R&D: Seattle firefighters should be fired for homeless assaulton April 15, 2014 @ 6:16 pm (Updated: 7:19 pm - 4/15/14 )
The Prosecutors Office announced Tuesday it did not have enough evidence to charge Scott Bullene,45, and Robert Howell,46, for allegedly assaulting the men after a woman with them began berating one of the men laying on the Fallen Firefighter memorial in an alcohol-fueled altercation.
One of the homeless men stabbed Bullene, apparently in self-defense, after the firefighters beat him with his stick.
A number of people witnessed the assault, including "Andrew," who told KIRO Radio it was a vicious attack on the homeless man.
"It wasn't a fair fight. This was two people who were probably north of 250 (pounds), strong, in good shape, beating on a little homeless guy...that's unacceptable," he said.
But Ian Goodhew, Deputy Chief of Staff for King County Prosecutor Dan Satterberg, told KIRO Radio's Dori Monson the homeless man refused to cooperate with the prosecution, and without his corroboration they couldn't charge the firefighters regardless of what witnesses said.
"He simply wasn't interested in being a part of any court process," Goodhew said. "We have to operate with the facts and the law that we're given. And in this situation, when we don't have consistent evidence to prove that charge beyond a reasonable doubt, we can't file a charge, but that by no means exonerates anyone's behavior."
The pair could still be charged with misdemeanors by the Seattle City Attorney after the case was forwarded to that office. But Don argues far more needs to be done.
"This is an outrage," Don responds. He's calling on Seattle Fire Chief Gregory Dean and Mayor Ed Murray to do all they can to fire the pair. "This is where Mayor Murray better show that he is the mayor of frickin' Seattle, Washington. And he better step up and he better clean house and he better take care of this, because this is not going to be swiped under the rug."
Dean issued a public apology soon after the incident but did not comment Tuesday. A spokesperson for the department tells KIRO Radio an independent review is underway and the chief will respond once it is concluded.
"Now show us you're very, very sorry," Don responds. "Fire them and go against the union. That's what you have attorneys for."
While Ron and Don vehemently support firefighters, police and military members regularly on their show, Ron says the decision not to charge the pair reeks of collusion and damages public trust.
"This undermines the trust that the community has with firefighters," agrees Ron. "So the next time a firefighter needs any sort of assistance or any kind of support from the community we're still going to be there, but it's harder to now do that because of actions like this."
But Goodhew insists the decision not to charge the pair had nothing to do with their jobs, and everything to do with the law.
"Their status as firefighters had no relevance to this criminal decision whatsoever as to whether to file charges or not," he said.

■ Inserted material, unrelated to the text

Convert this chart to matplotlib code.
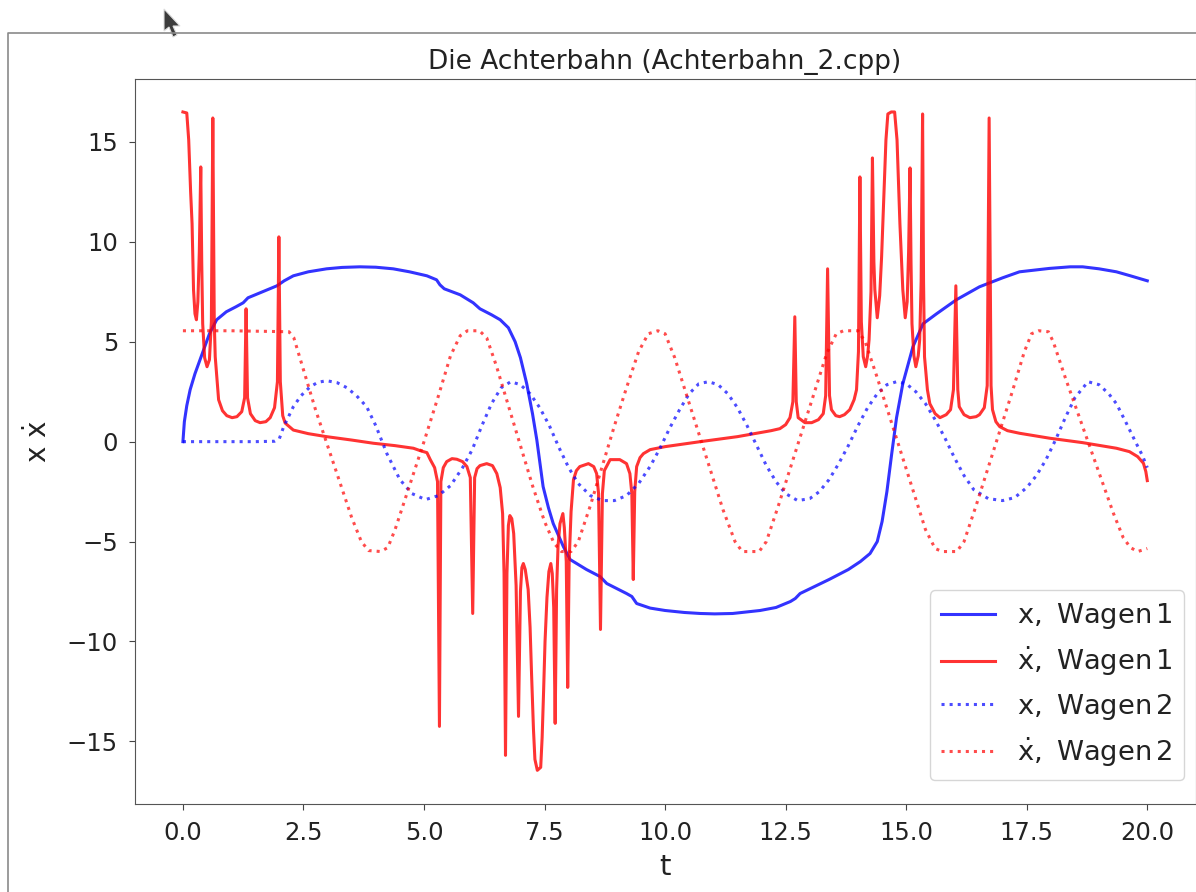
import matplotlib
matplotlib.use("Agg")
import matplotlib.pyplot as plt
from matplotlib.patches import Polygon

# x, Wagen 1 (durchgezogen blau)
t_x1 = [0, 0.03, 0.08, 0.15, 0.25, 0.43, 0.55, 0.7, 0.9, 1.1, 1.25, 1.35, 1.5, 1.7, 1.95,
        2.1, 2.29, 2.6, 2.98, 3.3, 3.67, 4.0, 4.36, 4.7, 5.06, 5.26, 5.33, 5.42, 5.75, 6.02,
        6.16, 6.4, 6.58, 6.75, 6.89, 7.0, 7.13, 7.25, 7.34, 7.47, 7.58, 7.68, 7.89, 8.03,
        8.37, 8.65, 8.79, 9.2, 9.31, 9.41, 9.69, 10.0, 10.4, 10.73, 11.03, 11.4, 11.97, 12.3,
        12.6, 12.7, 12.8, 13.1, 13.4, 13.8, 14.05, 14.25, 14.4, 14.5, 14.6, 14.7, 14.8, 14.93,
        15.14, 15.35, 15.63, 16.04, 16.52, 17.0, 17.35, 17.97, 18.4, 18.66, 19.0, 19.36, 19.65,
        20.0]
x1 = [0, 1.0, 1.8, 2.6, 3.4, 4.6, 5.4, 6.1, 6.5, 6.75, 6.95, 7.2, 7.35, 7.55, 7.8,
      8.05, 8.3, 8.5, 8.65, 8.72, 8.75, 8.73, 8.65, 8.5, 8.3, 8.1, 7.85, 7.65, 7.35, 6.95,
      6.65, 6.35, 6.1, 5.7, 5.0, 4.2, 2.9, 1.4, 0.08, -2.25, -3.3, -4.1, -5.25, -5.9,
      -6.4, -6.75, -7.1, -7.6, -7.75, -8.1, -8.33, -8.45, -8.55, -8.6, -8.62, -8.6, -8.45, -8.3,
      -8.0, -7.85, -7.6, -7.25, -6.9, -6.4, -6.0, -5.6, -5.0, -4.0, -2.5, -0.6, 1.2, 2.9,
      4.75, 5.9, 6.4, 7.1, 7.75, 8.2, 8.5, 8.67, 8.75, 8.75, 8.65, 8.5, 8.3,
      8.05]

# x-Punkt, Wagen 1 (durchgezogen rot)
t_v1 = [0, 0.08, 0.12, 0.16, 0.19, 0.22, 0.25, 0.28, 0.31, 0.34, 0.37, 0.39, 0.41, 0.45, 0.5,
        0.55, 0.59, 0.62, 0.65, 0.67, 0.74, 0.82, 0.91, 1.02, 1.12, 1.22, 1.28, 1.31, 1.34,
        1.4, 1.5, 1.6, 1.72, 1.81, 1.9, 1.96, 1.99, 2.02, 2.07, 2.12, 2.29, 2.6, 2.98, 3.5,
        3.95, 4.4, 4.78, 4.92, 5.06, 5.13, 5.22, 5.28, 5.32, 5.35, 5.4, 5.47, 5.58, 5.68, 5.8,
        5.89, 5.96, 6.01, 6.05, 6.1, 6.16, 6.3, 6.42, 6.51, 6.58, 6.63, 6.66, 6.69, 6.72, 6.75,
        6.78, 6.82, 6.86, 6.91, 6.96, 7.0, 7.03, 7.06, 7.1, 7.16, 7.2, 7.23, 7.27, 7.3, 7.35,
        7.42, 7.45, 7.48, 7.51, 7.55, 7.59, 7.63, 7.66, 7.69, 7.72, 7.75, 7.78, 7.82, 7.88,
        7.91, 7.95, 7.98, 8.01, 8.05, 8.1, 8.16, 8.23, 8.41, 8.52, 8.58, 8.62, 8.66, 8.7, 8.74,
        8.86, 9.06, 9.2, 9.27, 9.31, 9.34, 9.37, 9.41, 9.48, 9.55, 9.69, 10.0, 10.73, 11.5,
        11.97, 12.2, 12.38, 12.5, 12.59, 12.65, 12.69, 12.72, 12.76, 12.9, 13.04, 13.18, 13.28,
        13.33, 13.37, 13.41, 13.45, 13.54, 13.62, 13.72, 13.83, 13.92, 13.97, 14.01, 14.04,
        14.07, 14.11, 14.16, 14.2, 14.23, 14.27, 14.3, 14.33, 14.35, 14.4, 14.45, 14.49, 14.54,
        14.58, 14.62, 14.69, 14.76, 14.81, 14.84, 14.87, 14.93, 14.98, 15.02, 15.05, 15.08,
        15.1, 15.12, 15.16, 15.2, 15.25, 15.28, 15.31, 15.34, 15.36, 15.38, 15.44, 15.49, 15.6,
        15.7, 15.83, 15.92, 15.98, 16.03, 16.07, 16.1, 16.2, 16.32, 16.45, 16.52, 16.62, 16.68,
        16.72, 16.76, 16.79, 16.86, 16.94, 17.1, 17.35, 17.98, 18.66, 19.36, 19.63, 19.8, 19.92,
        19.97, 20.0]
v1 = [16.5, 16.45, 15.1, 12.5, 10.9, 7.6, 6.4, 6.1, 7.0, 9.5, 13.75, 9.0, 5.9, 4.2, 3.75,
      4.1, 6.0, 16.2, 6.0, 4.25, 2.1, 1.55, 1.3, 1.2, 1.25, 1.5, 2.2, 6.65, 2.2,
      1.4, 1.05, 0.95, 1.0, 1.2, 1.7, 3.0, 10.25, 3.0, 1.3, 0.93, 0.58, 0.4, 0.25, 0.08,
      -0.08, -0.2, -0.33, -0.45, -0.55, -0.9, -1.3, -2.0, -14.25, -2.0, -1.3, -1.0, -0.85, -0.88, -1.0,
      -1.25, -1.8, -8.6, -1.8, -1.35, -1.2, -1.1, -1.2, -1.6, -2.3, -3.6, -6.6, -15.7, -6.6, -4.2,
      -3.7, -3.85, -4.6, -7.2, -13.75, -7.5, -6.3, -6.1, -6.4, -7.4, -9.3, -11.6, -14.4, -15.9, -16.45,
      -16.3, -14.8, -12.5, -10.0, -7.8, -6.5, -6.1, -6.6, -8.3, -14.1, -7.4, -5.2, -4.1, -3.6,
      -4.3, -6.0, -12.3, -6.0, -3.5, -1.9, -1.45, -1.25, -1.1, -1.25, -1.6, -2.6, -9.4, -2.6, -1.45,
      -0.9, -0.9, -1.1, -1.6, -2.6, -6.9, -2.5, -1.25, -0.8, -0.6, -0.4, -0.25, 0.0, 0.25,
      0.45, 0.55, 0.65, 0.85, 1.2, 2.0, 6.25, 2.0, 1.2, 0.95, 0.95, 1.1, 1.4,
      2.3, 8.65, 2.3, 1.6, 1.3, 1.25, 1.35, 1.6, 2.1, 2.6, 4.5, 13.25,
      6.0, 4.25, 3.75, 4.3, 5.1, 7.5, 14.2, 9.0, 7.6, 6.2, 7.3, 9.25, 12.5,
      15.1, 16.4, 16.5, 16.5, 15.1, 13.0, 10.9, 7.6, 6.2, 7.0, 9.5, 13.7,
      9.0, 5.9, 4.3, 3.75, 4.3, 5.1, 8.0, 16.4, 8.0, 4.25, 2.6, 1.9, 1.4,
      1.2, 1.35, 1.6, 2.6, 7.8, 2.6, 1.75, 1.35, 1.2, 1.25, 1.35, 1.7, 2.8,
      16.2, 2.8, 1.6, 1.0, 0.75, 0.55, 0.42, 0.17, -0.05, -0.33, -0.5, -0.75, -1.08,
      -1.5, -1.95]

# x, Wagen 2 (gepunktet blau)
t_x2 = [0, 0.5, 1.0, 1.5, 1.9, 2.0, 2.09, 2.29, 2.45, 2.64, 2.8, 2.98, 3.2, 3.4, 3.6, 3.81,
        4.0, 4.23, 4.5, 4.75, 5.03, 5.3, 5.55, 5.8, 6.0, 6.2, 6.4, 6.6, 6.8, 7.0, 7.2, 7.4,
        7.6, 7.8, 8.0, 8.2, 8.45, 8.7, 8.95, 9.2, 9.45, 9.7, 9.9, 10.1, 10.3, 10.5, 10.7,
        10.9, 11.1, 11.3, 11.5, 11.7, 11.9, 12.1, 12.3, 12.5, 12.75, 13.0, 13.2, 13.4, 13.6,
        13.8, 14.0, 14.2, 14.4, 14.6, 14.8, 15.0, 15.2, 15.4, 15.6, 15.8, 16.0, 16.2, 16.4,
        16.7, 17.0, 17.25, 17.5, 17.7, 17.9, 18.1, 18.3, 18.5, 18.77, 19.0, 19.2, 19.36, 19.55,
        19.77, 19.9, 20.0]
x2 = [0, 0, 0, 0, 0.02, 0.15, 0.75, 1.75, 2.3, 2.75, 2.97, 3.05, 2.95, 2.7, 2.3, 1.75,
      0.8, -0.6, -1.9, -2.6, -2.9, -2.7, -2.2, -1.3, -0.4, 0.8, 1.9, 2.7, 3.0, 2.85, 2.4, 1.7,
      0.8, -0.3, -1.3, -2.1, -2.7, -2.95, -2.95, -2.7, -2.1, -1.2, -0.3, 0.7, 1.6, 2.4, 2.9,
      3.0, 2.85, 2.4, 1.7, 0.8, -0.2, -1.2, -2.0, -2.6, -2.95, -2.85, -2.5, -1.9, -1.1,
      -0.2, 0.8, 1.7, 2.4, 2.85, 3.0, 2.9, 2.5, 1.9, 1.1, 0.2, -0.8, -1.7, -2.4,
      -2.85, -2.95, -2.8, -2.3, -1.7, -0.9, 0.1, 1.2, 2.2, 3.0, 2.85, 2.4, 1.9, 1.0,
      -0.08, -0.7, -1.3]

# x-Punkt, Wagen 2 (gepunktet rot)
t_v2 = [0, 1.0, 2.2, 2.3, 2.5, 2.75, 3.0, 3.25, 3.5, 3.7, 3.85, 4.1, 4.25, 4.4, 4.7, 5.0,
        5.3, 5.55, 5.75, 5.9, 6.15, 6.3, 6.5, 6.75, 7.0, 7.25, 7.5, 7.7, 7.85, 8.05, 8.2,
        8.45, 8.7, 8.95, 9.2, 9.45, 9.65, 9.85, 10.0, 10.2, 10.45, 10.7, 10.95, 11.2, 11.45,
        11.6, 11.95, 12.1, 12.35, 12.6, 12.85, 13.1, 13.35, 13.55, 13.7, 14.0, 14.15, 14.4,
        14.65, 14.9, 15.15, 15.4, 15.6, 15.75, 16.05, 16.2, 16.45, 16.7, 16.95, 17.2, 17.45,
        17.6, 17.75, 17.95, 18.05, 18.3, 18.55, 18.8, 19.05, 19.3, 19.5, 19.65, 19.8, 20.0]
v2 = [5.55, 5.55, 5.5, 5.2, 3.6, 1.6, -0.2, -2.0, -3.8, -5.0, -5.45, -5.5, -5.3, -4.4, -2.2, 0.0,
      2.3, 4.3, 5.3, 5.55, 5.55, 5.2, 3.8, 1.8, -0.2, -2.2, -4.0, -5.1, -5.5, -5.5, -5.0,
      -3.2, -1.2, 0.8, 2.7, 4.5, 5.4, 5.55, 5.4, 4.2, 2.3, 0.4, -1.5, -3.4, -5.0,
      -5.5, -5.5, -5.0, -3.2, -1.3, 0.6, 2.5, 4.4, 5.4, 5.55, 5.55, 5.0, 3.2,
      1.3, -0.6, -2.5, -4.4, -5.35, -5.5, -5.5, -5.0, -3.2, -1.3, 0.6, 2.5, 4.5,
      5.4, 5.55, 5.5, 5.0, 3.2, 1.5, -0.2, -1.9, -3.6, -4.8, -5.3, -5.5, -5.35]

labels = [r'$\mathrm{x,\ Wagen\,1}$', r'$\mathrm{\dot{x},\ Wagen\,1}$',
          r'$\mathrm{x,\ Wagen\,2}$', r'$\mathrm{\dot{x},\ Wagen\,2}$']

W, H = 1196, 892
fig = plt.figure(figsize=(W / 100, H / 100), dpi=100)

# Rahmen des Notebook-Screenshots
bg = fig.add_axes([0, 0, 1, 1], zorder=0)
bg.set_xlim(0, W)
bg.set_ylim(H, 0)
bg.axis('off')
bg.plot([8, 8, W], [H, 33, 33], color='#8a8a8a', lw=1.2)
bg.add_patch(Polygon([(164, 9), (164, 31), (169, 27), (173, 37), (177, 35), (173, 26), (180, 26)],
                     closed=True, facecolor='#3c3c3c', edgecolor='#dddddd', lw=0.8))

ax_l, ax_r, ax_t, ax_b = 134.7, 1195.5, 79, 804.3
ax = fig.add_axes([ax_l / W, 1 - ax_b / H, (ax_r - ax_l) / W, (ax_b - ax_t) / H], zorder=1)
ax.plot(t_x1, x1, color='b', lw=2.2, alpha=0.8, label=labels[0])
ax.plot(t_v1, v1, color='r', lw=2.2, alpha=0.8, label=labels[1])
ax.plot(t_x2, x2, color='b', lw=2.2, ls=':', alpha=0.7, label=labels[2])
ax.plot(t_v2, v2, color='r', lw=2.2, ls=':', alpha=0.7, label=labels[3])

ax.set_xlim(-1, 21)
ax.set_ylim(-18.15, 18.15)
ax.set_xticks([0, 2.5, 5, 7.5, 10, 12.5, 15, 17.5, 20])
ax.set_yticks([-15, -10, -5, 0, 5, 10, 15])
ax.tick_params(labelsize=17.5, length=4.5, pad=7.5, colors='#444444', labelcolor='#222222')
for s in ax.spines.values():
    s.set_color('#555555')

ax.set_title('Die Achterbahn (Achterbahn_2.cpp)', fontsize=19, color='#222222', pad=7)
ax.set_xlabel('t', fontsize=21, color='#222222', labelpad=6)
ax.set_ylabel(r'$\mathrm{x}\ \dot{\mathrm{x}}$', fontsize=20, color='#222222', labelpad=10)

ax.legend(loc='lower right', fontsize=19.7, labelcolor='#222222', borderaxespad=0,
          bbox_to_anchor=((1184 - ax_l) / (ax_r - ax_l), (ax_b - 780) / (ax_b - ax_t)))

fig.savefig('out.png', dpi=100)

That's little comfort to Ron and Don.
"I can't believe a Seattle firefighter went to a Sounders game and then went down to Pioneer Square, allegedly picked a fight, got himself stabbed and now he's sitting at home, and all of us are paying for him to sit at home. And then the other one that was involved in the fight, he was on disability at the time. How could he fight if he was on disability?"